Title: Framing Information Literacy
Description:
In 2000 the Association of College & Research Libraries (ACRL) published the Standards for Information Literacy.
After 15 years these standards were in desperate need of revision.
Instead of releasing a revised edition of the Standards, in 2015 ACRL presented a completely new vision on information literacy in higher education.
In this keynote we will explore the new ACRL Framework for Information Literacy in all its glory.
We will compare it to the old standards.
Is this new American Framework an opportunity for librarians to promote their courses to faculty in a new light, with the aim to integrate them into the curriculum? Do we really need a framework for information literacy to achieve this integration? Or is there another way? We will take a closer look at an interesting British alternative: the Researcher Development Framework from Vitae and The Society of College, National and University Libraries (SCONUL).
We will compare both frameworks and list the pros and cons.
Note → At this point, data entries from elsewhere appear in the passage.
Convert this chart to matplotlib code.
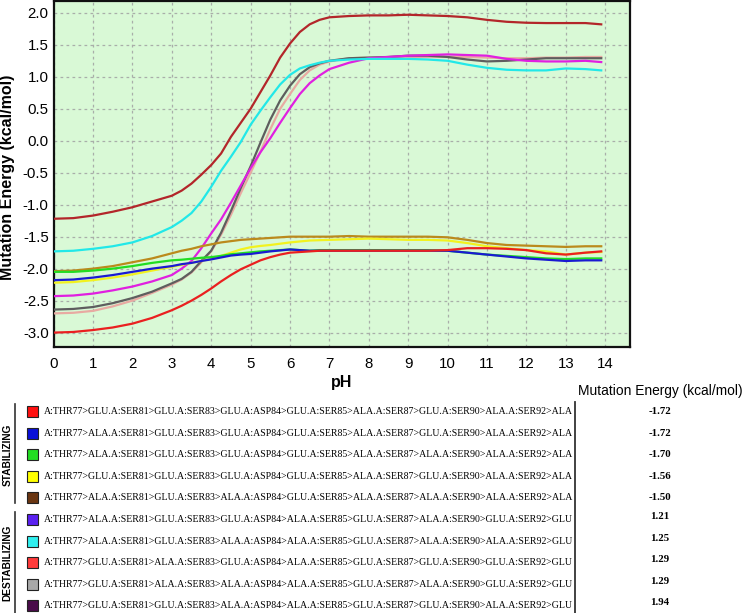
import matplotlib
matplotlib.use('Agg')
import matplotlib.pyplot as plt
from matplotlib.patches import Rectangle
from matplotlib.lines import Line2D

# ---------------- data ----------------
ph = [0, 0.5, 1, 1.5, 2, 2.5, 3, 3.25, 3.5, 3.75, 4, 4.25, 4.5, 4.75, 5, 5.25,
      5.5, 5.75, 6, 6.25, 6.5, 6.75, 7, 7.5, 8, 8.5, 9, 9.5, 10, 10.5, 11,
      11.5, 12, 12.5, 13, 13.5, 13.9]

e_firebrick = [-1.22, -1.21, -1.17, -1.11, -1.04, -0.95, -0.86, -0.78, -0.67, -0.53,
               -0.38, -0.20, 0.06, 0.28, 0.50, 0.76, 1.02, 1.30, 1.52, 1.70, 1.82,
               1.89, 1.93, 1.95, 1.96, 1.96, 1.97, 1.96, 1.95, 1.93, 1.89, 1.86,
               1.845, 1.84, 1.84, 1.84, 1.82]
e_cyan = [-1.73, -1.72, -1.69, -1.65, -1.59, -1.49, -1.35, -1.25, -1.13, -0.95,
          -0.72, -0.47, -0.25, -0.02, 0.25, 0.47, 0.68, 0.88, 1.03, 1.13, 1.18,
          1.22, 1.25, 1.27, 1.28, 1.28, 1.28, 1.27, 1.25, 1.19, 1.14, 1.11,
          1.10, 1.10, 1.13, 1.12, 1.10]
e_darkgray = [-2.64, -2.63, -2.60, -2.54, -2.46, -2.36, -2.23, -2.16, -2.05, -1.88,
              -1.72, -1.44, -1.10, -0.74, -0.40, -0.03, 0.33, 0.63, 0.86, 1.04, 1.15,
              1.21, 1.25, 1.29, 1.30, 1.31, 1.33, 1.33, 1.31, 1.27, 1.24, 1.25,
              1.27, 1.29, 1.29, 1.29, 1.29]
e_pink = [-2.70, -2.69, -2.66, -2.59, -2.50, -2.38, -2.25, -2.17, -2.06, -1.90,
          -1.73, -1.47, -1.16, -0.82, -0.50, -0.17, 0.18, 0.50, 0.73, 0.95, 1.10,
          1.19, 1.24, 1.29, 1.30, 1.30, 1.31, 1.31, 1.31, 1.31, 1.30, 1.29,
          1.29, 1.30, 1.30, 1.31, 1.31]
e_magenta = [-2.43, -2.42, -2.39, -2.34, -2.28, -2.20, -2.10, -2.00, -1.88, -1.68,
             -1.45, -1.23, -0.97, -0.70, -0.43, -0.18, 0.04, 0.28, 0.51, 0.73, 0.90,
             1.02, 1.12, 1.22, 1.29, 1.31, 1.33, 1.34, 1.35, 1.34, 1.33, 1.28,
             1.25, 1.24, 1.24, 1.25, 1.23]
e_gold = [-2.04, -2.03, -2.00, -1.96, -1.90, -1.84, -1.76, -1.72, -1.69, -1.65,
          -1.62, -1.59, -1.57, -1.55, -1.54, -1.53, -1.52, -1.51, -1.50, -1.50, -1.50,
          -1.50, -1.50, -1.49, -1.50, -1.50, -1.50, -1.50, -1.51, -1.55, -1.60, -1.63,
          -1.64, -1.65, -1.66, -1.65, -1.65]
e_yellow = [-2.22, -2.21, -2.18, -2.14, -2.09, -2.03, -1.97, -1.94, -1.91, -1.88,
            -1.845, -1.80, -1.75, -1.70, -1.665, -1.645, -1.63, -1.61, -1.59, -1.575, -1.56,
            -1.555, -1.55, -1.54, -1.53, -1.54, -1.55, -1.55, -1.56, -1.60, -1.65, -1.68,
            -1.71, -1.73, -1.78, -1.75, -1.74]
e_green = [-2.05, -2.05, -2.03, -2.00, -1.96, -1.91, -1.87, -1.86, -1.845, -1.83,
           -1.82, -1.80, -1.775, -1.76, -1.745, -1.73, -1.72, -1.71, -1.70, -1.71, -1.72,
           -1.71, -1.71, -1.71, -1.71, -1.71, -1.71, -1.71, -1.72, -1.75, -1.78, -1.80,
           -1.82, -1.84, -1.85, -1.84, -1.84]
e_blue = [-2.18, -2.17, -2.14, -2.10, -2.05, -2.00, -1.96, -1.93, -1.91, -1.88,
          -1.855, -1.825, -1.795, -1.78, -1.77, -1.75, -1.73, -1.715, -1.70, -1.71, -1.72,
          -1.72, -1.72, -1.72, -1.72, -1.72, -1.72, -1.72, -1.72, -1.75, -1.78, -1.81,
          -1.84, -1.86, -1.88, -1.87, -1.87]
e_red = [-3.00, -2.99, -2.96, -2.92, -2.86, -2.77, -2.65, -2.58, -2.50, -2.41,
         -2.31, -2.20, -2.10, -2.01, -1.94, -1.87, -1.82, -1.78, -1.75, -1.74, -1.73,
         -1.72, -1.72, -1.72, -1.72, -1.72, -1.72, -1.72, -1.71, -1.68, -1.68, -1.69,
         -1.71, -1.76, -1.78, -1.75, -1.73]

series = [e_pink, e_darkgray, e_magenta, e_cyan, e_firebrick,
          e_gold, e_yellow, e_green, e_blue, e_red]
series_colors = ['#e8aaa2', '#5e5e5e', '#e020e0', '#22e8e8', '#b3262a',
                 '#bb8a1c', '#f2f21e', '#22dd22', '#1a1ad2', '#ea2020']

x_ticks = list(range(0, 15))
y_ticks = [-3.0, -2.5, -2.0, -1.5, -1.0, -0.5, 0.0, 0.5, 1.0, 1.5, 2.0]

mutations = [
    "A:THR77>GLU.A:SER81>GLU.A:SER83>GLU.A:ASP84>GLU.A:SER85>ALA.A:SER87>GLU.A:SER90>ALA.A:SER92>ALA",
    "A:THR77>ALA.A:SER81>GLU.A:SER83>GLU.A:ASP84>GLU.A:SER85>ALA.A:SER87>GLU.A:SER90>ALA.A:SER92>ALA",
    "A:THR77>ALA.A:SER81>GLU.A:SER83>GLU.A:ASP84>GLU.A:SER85>ALA.A:SER87>ALA.A:SER90>ALA.A:SER92>ALA",
    "A:THR77>GLU.A:SER81>GLU.A:SER83>GLU.A:ASP84>GLU.A:SER85>ALA.A:SER87>GLU.A:SER90>ALA.A:SER92>ALA",
    "A:THR77>ALA.A:SER81>GLU.A:SER83>ALA.A:ASP84>GLU.A:SER85>ALA.A:SER87>ALA.A:SER90>ALA.A:SER92>ALA",
    "A:THR77>ALA.A:SER81>GLU.A:SER83>GLU.A:ASP84>ALA.A:SER85>GLU.A:SER87>ALA.A:SER90>GLU.A:SER92>GLU",
    "A:THR77>ALA.A:SER81>GLU.A:SER83>ALA.A:ASP84>ALA.A:SER85>GLU.A:SER87>ALA.A:SER90>ALA.A:SER92>GLU",
    "A:THR77>GLU.A:SER81>ALA.A:SER83>GLU.A:ASP84>ALA.A:SER85>GLU.A:SER87>GLU.A:SER90>GLU.A:SER92>GLU",
    "A:THR77>GLU.A:SER81>ALA.A:SER83>ALA.A:ASP84>ALA.A:SER85>GLU.A:SER87>ALA.A:SER90>GLU.A:SER92>GLU",
    "A:THR77>GLU.A:SER81>GLU.A:SER83>ALA.A:ASP84>ALA.A:SER85>GLU.A:SER87>GLU.A:SER90>ALA.A:SER92>GLU",
]
mutation_energies = [-1.72, -1.72, -1.70, -1.56, -1.50, 1.21, 1.25, 1.29, 1.29, 1.94]
legend_colors = ['#ff1010', '#0a10d8', '#22dd22', '#ffff00', '#6a3612',
                 '#5a20f0', '#30f0f0', '#ff3a3a', '#a8a8a8', '#4a0c4a']
group_names = ['STABILIZING', 'DESTABILIZING']

# ---------------- figure ----------------
W, H = 742, 613
fig = plt.figure(figsize=(W / 100, H / 100), dpi=100)
fig.patch.set_facecolor('white')


def fx(x):
    return x / W


def fy(y):
    return 1 - y / H


sans = 'Liberation Sans'
serif = 'Liberation Serif'

ax = fig.add_axes([fx(53.6), fy(347), fx(630) - fx(53.6), fy(1) - fy(347)])
ax.set_facecolor('#d9f9d6')
for vals, col in zip(series, series_colors):
    ax.plot(ph, vals, color=col, lw=1.6, solid_joinstyle='round', zorder=3)

ax.set_xlim(0, 14.63)
ax.set_ylim(-3.225, 2.185)
ax.set_xticks(x_ticks)
ax.set_xticklabels([str(t) for t in x_ticks], fontfamily=sans, fontsize=10.8)
ax.set_yticks(y_ticks)
ax.set_yticklabels(['%.1f' % t for t in y_ticks], fontfamily=sans, fontsize=10.8)
ax.tick_params(axis='both', length=0)
ax.tick_params(axis='x', pad=7.5)
ax.tick_params(axis='y', pad=3.5)
ax.grid(True, color='#a9aea9', ls=(0, (2.2, 2.6)), lw=0.9, zorder=1)
ax.set_axisbelow(True)
for sp in ax.spines.values():
    sp.set_linewidth(1.6)
    sp.set_color('#111111')

ax.set_xlabel('pH', fontfamily=sans, fontweight='bold', fontsize=11.5, va='center')
ax.xaxis.set_label_coords(0.5, (347 - 383) / 346)
ax.set_ylabel('Mutation Energy (kcal/mol)', fontfamily=sans, fontweight='bold',
              fontsize=11.5, va='center')
ax.yaxis.set_label_coords((8.0 - 53.6) / 576.4, 0.49)

# ---------------- legend table ----------------
fig.text(fx(578), fy(391), 'Mutation Energy (kcal/mol)', fontfamily=sans,
         fontsize=9.9, ha='left', va='center')

row0, drow = 411.5, 21.6
for i, (txt, val, col) in enumerate(zip(mutations, mutation_energies, legend_colors)):
    yc = row0 + i * drow
    fig.patches.append(Rectangle((fx(27), fy(yc + 5.5)), 11 / W, 11 / H,
                                 transform=fig.transFigure, facecolor=col,
                                 edgecolor='#222222', lw=0.8))
    fig.text(fx(44), fy(yc), txt, fontfamily=serif, fontsize=7.1,
             ha='left', va='center')
    yv = yc if i < 5 else yc - 3
    fig.text(fx(660), fy(yv), '%.2f' % val, fontfamily=serif, fontsize=7.8,
             fontweight='bold', ha='center', va='center')

# vertical separator right of the mutation strings
fig.lines.append(Line2D([fx(575), fx(575)], [fy(402), fy(613)],
                        transform=fig.transFigure, color='#333333', lw=1.3))
# group brackets
fig.lines.append(Line2D([fx(15), fx(15)], [fy(404), fy(503)],
                        transform=fig.transFigure, color='#333333', lw=1.2))
fig.lines.append(Line2D([fx(15), fx(15)], [fy(512), fy(613)],
                        transform=fig.transFigure, color='#333333', lw=1.2))
fig.text(fx(7.5), fy(455), group_names[0], rotation=90, fontfamily=sans,
         fontweight='bold', fontsize=7.3, ha='center', va='center')
fig.text(fx(7.5), fy(563), group_names[1], rotation=90, fontfamily=sans,
         fontweight='bold', fontsize=7.3, ha='center', va='center')

fig.savefig('out.png', dpi=100, facecolor='white')
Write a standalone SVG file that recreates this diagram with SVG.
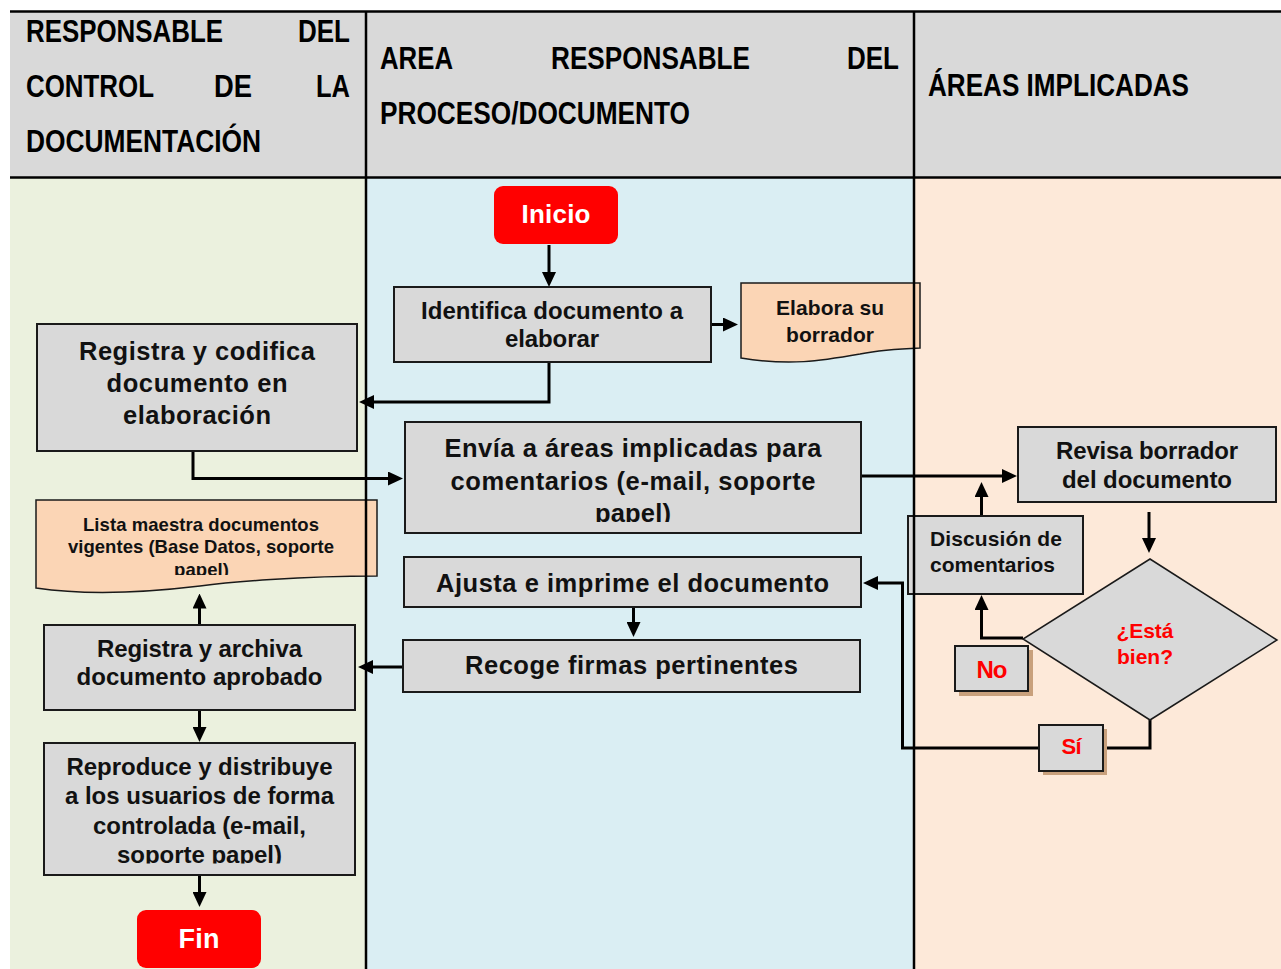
<svg xmlns="http://www.w3.org/2000/svg" width="1281" height="969" viewBox="0 0 1281 969">
<style>
.hdr{font-family:"Liberation Sans Narrow","Liberation Sans",Arial,sans-serif;font-weight:bold;font-size:32px;fill:#000}
.t{font-family:"Liberation Sans",Arial,sans-serif;font-weight:bold;fill:#111;text-anchor:middle}
.box{fill:#d9d9d9;stroke:#1a1a1a;stroke-width:2}
.doc{fill:#fbd5b5;stroke:#1a1a1a;stroke-width:1.5}
.term{fill:#ff0000}
.wt{fill:#fff}
.red{fill:#ff0000}
.conn{fill:none;stroke:#000;stroke-width:3}
.lane{stroke:#000;stroke-width:2.5}
.shadow{fill:#c8a07c}
</style>
<defs>
<marker id="ah" viewBox="0 0 15 14" refX="5" refY="7" markerWidth="15" markerHeight="14" orient="auto" markerUnits="userSpaceOnUse">
<path d="M0,0 L15,7 L0,14 Z" fill="#000"/>
</marker>
<clipPath id="clipEnvia"><rect x="405" y="422" width="456" height="100"/></clipPath>
<clipPath id="clipLista"><rect x="36" y="500" width="341" height="75"/></clipPath>
<clipPath id="clipRepro"><rect x="44" y="743" width="311" height="120.5"/></clipPath>
</defs>

<g id="background">
<rect x="10" y="11" width="1271" height="166" fill="#d9d9d9"/>
<rect x="10" y="177" width="356" height="792" fill="#ebf1de"/>
<rect x="366" y="177" width="548" height="792" fill="#daeef3"/>
<rect x="914" y="177" width="367" height="792" fill="#fde9d9"/>
</g>

<g id="headers">
<text class="hdr" x="26" y="42" textLength="197" lengthAdjust="spacingAndGlyphs">RESPONSABLE</text>
<text class="hdr" x="298" y="42" textLength="52" lengthAdjust="spacingAndGlyphs">DEL</text>
<text class="hdr" x="26" y="97" textLength="128" lengthAdjust="spacingAndGlyphs">CONTROL</text>
<text class="hdr" x="214" y="97" textLength="38" lengthAdjust="spacingAndGlyphs">DE</text>
<text class="hdr" x="316" y="97" textLength="34" lengthAdjust="spacingAndGlyphs">LA</text>
<text class="hdr" x="26" y="152" textLength="235" lengthAdjust="spacingAndGlyphs">DOCUMENTACIÓN</text>
<text class="hdr" x="380" y="68.5" textLength="73" lengthAdjust="spacingAndGlyphs">AREA</text>
<text class="hdr" x="551" y="68.5" textLength="199" lengthAdjust="spacingAndGlyphs">RESPONSABLE</text>
<text class="hdr" x="847" y="68.5" textLength="52" lengthAdjust="spacingAndGlyphs">DEL</text>
<text class="hdr" x="380" y="123.5" textLength="310" lengthAdjust="spacingAndGlyphs">PROCESO/DOCUMENTO</text>
<text class="hdr" x="928" y="96" textLength="261" lengthAdjust="spacingAndGlyphs">ÁREAS IMPLICADAS</text>
</g>

<g id="connectors">
<path class="conn" d="M549,245 V277" marker-end="url(#ah)"/>
<path class="conn" d="M712,324.5 H728" marker-end="url(#ah)"/>
<path class="conn" d="M549,362 V402 H369" marker-end="url(#ah)"/>
<path class="conn" d="M193,452 V478.5 H393" marker-end="url(#ah)"/>
<path class="conn" d="M861,476 H1007" marker-end="url(#ah)"/>
<path class="conn" d="M1149,512 V543" marker-end="url(#ah)"/>
<path class="conn" d="M1023,638 H981.5 V605" marker-end="url(#ah)"/>
<path class="conn" d="M981.5,516 V492" marker-end="url(#ah)"/>
<path class="conn" d="M1150,720 V748 H902.5 V583 H873" marker-end="url(#ah)"/>
<path class="conn" d="M633.5,607 V627" marker-end="url(#ah)"/>
<path class="conn" d="M403,667 H368" marker-end="url(#ah)"/>
<path class="conn" d="M199.5,625 V603.5" marker-end="url(#ah)"/>
<path class="conn" d="M199.5,710 V732" marker-end="url(#ah)"/>
<path class="conn" d="M199.5,875 V897" marker-end="url(#ah)"/>
</g>

<g id="inicio">
<rect class="term" x="494" y="186" width="124" height="58" rx="9"/>
<text class="t wt" x="556" y="222.5" font-size="26" textLength="69">Inicio</text>
</g>

<g id="identifica">
<rect class="box" x="394" y="287" width="317" height="75"/>
<text class="t" x="552" y="318.5" font-size="24" textLength="262">Identifica documento a</text>
<text class="t" x="552" y="347" font-size="24" textLength="94">elaborar</text>
</g>

<g id="elabora">
<path class="doc" d="M741,283 H920 V348 C895,349 880,350 860,354 C820,361 790,366 741,358 Z"/>
<text class="t" x="830" y="315" font-size="21" textLength="108">Elabora su</text>
<text class="t" x="830" y="342" font-size="21" textLength="88">borrador</text>
</g>

<g id="registra-codifica">
<rect class="box" x="37" y="324" width="320" height="127"/>
<text class="t" x="197" y="360" font-size="25.5" textLength="236">Registra y codifica</text>
<text class="t" x="197" y="392" font-size="25.5" textLength="181">documento en</text>
<text class="t" x="197" y="424" font-size="25.5" textLength="148">elaboración</text>
</g>

<g id="envia">
<rect class="box" x="405" y="422" width="456" height="111"/>
<text class="t" x="633" y="457" font-size="25.5" textLength="377">Envía a áreas implicadas para</text>
<text class="t" x="633" y="489.5" font-size="25.5" textLength="365">comentarios (e-mail, soporte</text>
<g clip-path="url(#clipEnvia)"><text class="t" x="633" y="521.5" font-size="25.5" textLength="76">papel)</text></g>
</g>

<g id="revisa">
<rect class="box" x="1018" y="427" width="258" height="75"/>
<text class="t" x="1147" y="459" font-size="24" textLength="182">Revisa borrador</text>
<text class="t" x="1147" y="487.5" font-size="24" textLength="170">del documento</text>
</g>

<g id="esta-bien">
<polygon points="1150,559 1277,640 1150,720 1023,639" fill="#d9d9d9" stroke="#1a1a1a" stroke-width="1.5"/>
<text class="t red" x="1145" y="638" font-size="21" textLength="57">¿Está</text>
<text class="t red" x="1145" y="664" font-size="21" textLength="56">bien?</text>
</g>

<g id="discusion">
<rect class="box" x="908" y="516" width="175" height="78"/>
<text class="t" x="930" y="546" font-size="21" style="text-anchor:start" textLength="132">Discusión de</text>
<text class="t" x="930" y="572" font-size="21" style="text-anchor:start" textLength="125">comentarios</text>
</g>

<g id="label-no">
<rect class="shadow" x="959" y="650" width="74" height="46"/>
<rect class="box" x="955" y="646" width="73" height="45"/>
<text class="t red" x="992" y="678" font-size="24" textLength="31">No</text>
</g>

<g id="label-si">
<rect class="shadow" x="1043" y="729" width="64" height="46"/>
<rect class="box" x="1039" y="725" width="64" height="46"/>
<text class="t red" x="1071.5" y="754" font-size="22" textLength="20">Sí</text>
</g>

<g id="ajusta">
<rect class="box" x="404" y="557" width="457" height="50"/>
<text class="t" x="632.5" y="592" font-size="25.5" textLength="393">Ajusta e imprime el documento</text>
</g>

<g id="recoge">
<rect class="box" x="403" y="640" width="457" height="52"/>
<text class="t" x="631.5" y="674" font-size="25.5" textLength="333">Recoge firmas pertinentes</text>
</g>

<g id="lista-maestra">
<path class="doc" d="M36,500 H377 V576 C300,576 230,582 200,586 C150,592 90,596 36,588 Z"/>
<text class="t" x="201" y="531" font-size="18.5" textLength="236">Lista maestra documentos</text>
<text class="t" x="201" y="553" font-size="18.5" textLength="266">vigentes (Base Datos, soporte</text>
<g clip-path="url(#clipLista)"><text class="t" x="201.5" y="575.5" font-size="18.5" textLength="55">papel)</text></g>
</g>

<g id="registra-archiva">
<rect class="box" x="44" y="625" width="311" height="85"/>
<text class="t" x="199.5" y="656.5" font-size="24" textLength="205">Registra y archiva</text>
<text class="t" x="199.5" y="685" font-size="24" textLength="246">documento aprobado</text>
</g>

<g id="reproduce">
<rect class="box" x="44" y="743" width="311" height="132"/>
<text class="t" x="199.5" y="775" font-size="24" textLength="266">Reproduce y distribuye</text>
<text class="t" x="199.5" y="804" font-size="24" textLength="269">a los usuarios de forma</text>
<text class="t" x="199.5" y="833.5" font-size="24" textLength="213">controlada (e-mail,</text>
<g clip-path="url(#clipRepro)"><text class="t" x="199.5" y="863" font-size="24" textLength="165">soporte papel)</text></g>
</g>

<g id="fin">
<rect class="term" x="137" y="910" width="124" height="58" rx="9"/>
<text class="t wt" x="199" y="948" font-size="27" textLength="41">Fin</text>
</g>

<g id="lane-lines">
<line class="lane" x1="10" y1="11.5" x2="1281" y2="11.5"/>
<line class="lane" x1="10" y1="177.5" x2="1281" y2="177.5" stroke-width="3"/>
<line class="lane" x1="366" y1="11" x2="366" y2="969"/>
<line class="lane" x1="914" y1="11" x2="914" y2="969"/>
</g>
</svg>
It is a complicated situation: there are Standards, there is a new Framework in an early stage of implementation and there is this Researcher Development Framework.
What do we, the librarians, have to do? Should we bid the old standards farewell and switch to the new framework? Or does the Researcher Development Framework provide a better alternative? We have to think and talk about our teaching role in our institutions.
At this conference we can think and spar with our colleague librarians, putting one of the ACRL framework concepts, “scholarship as conversation”, into practice.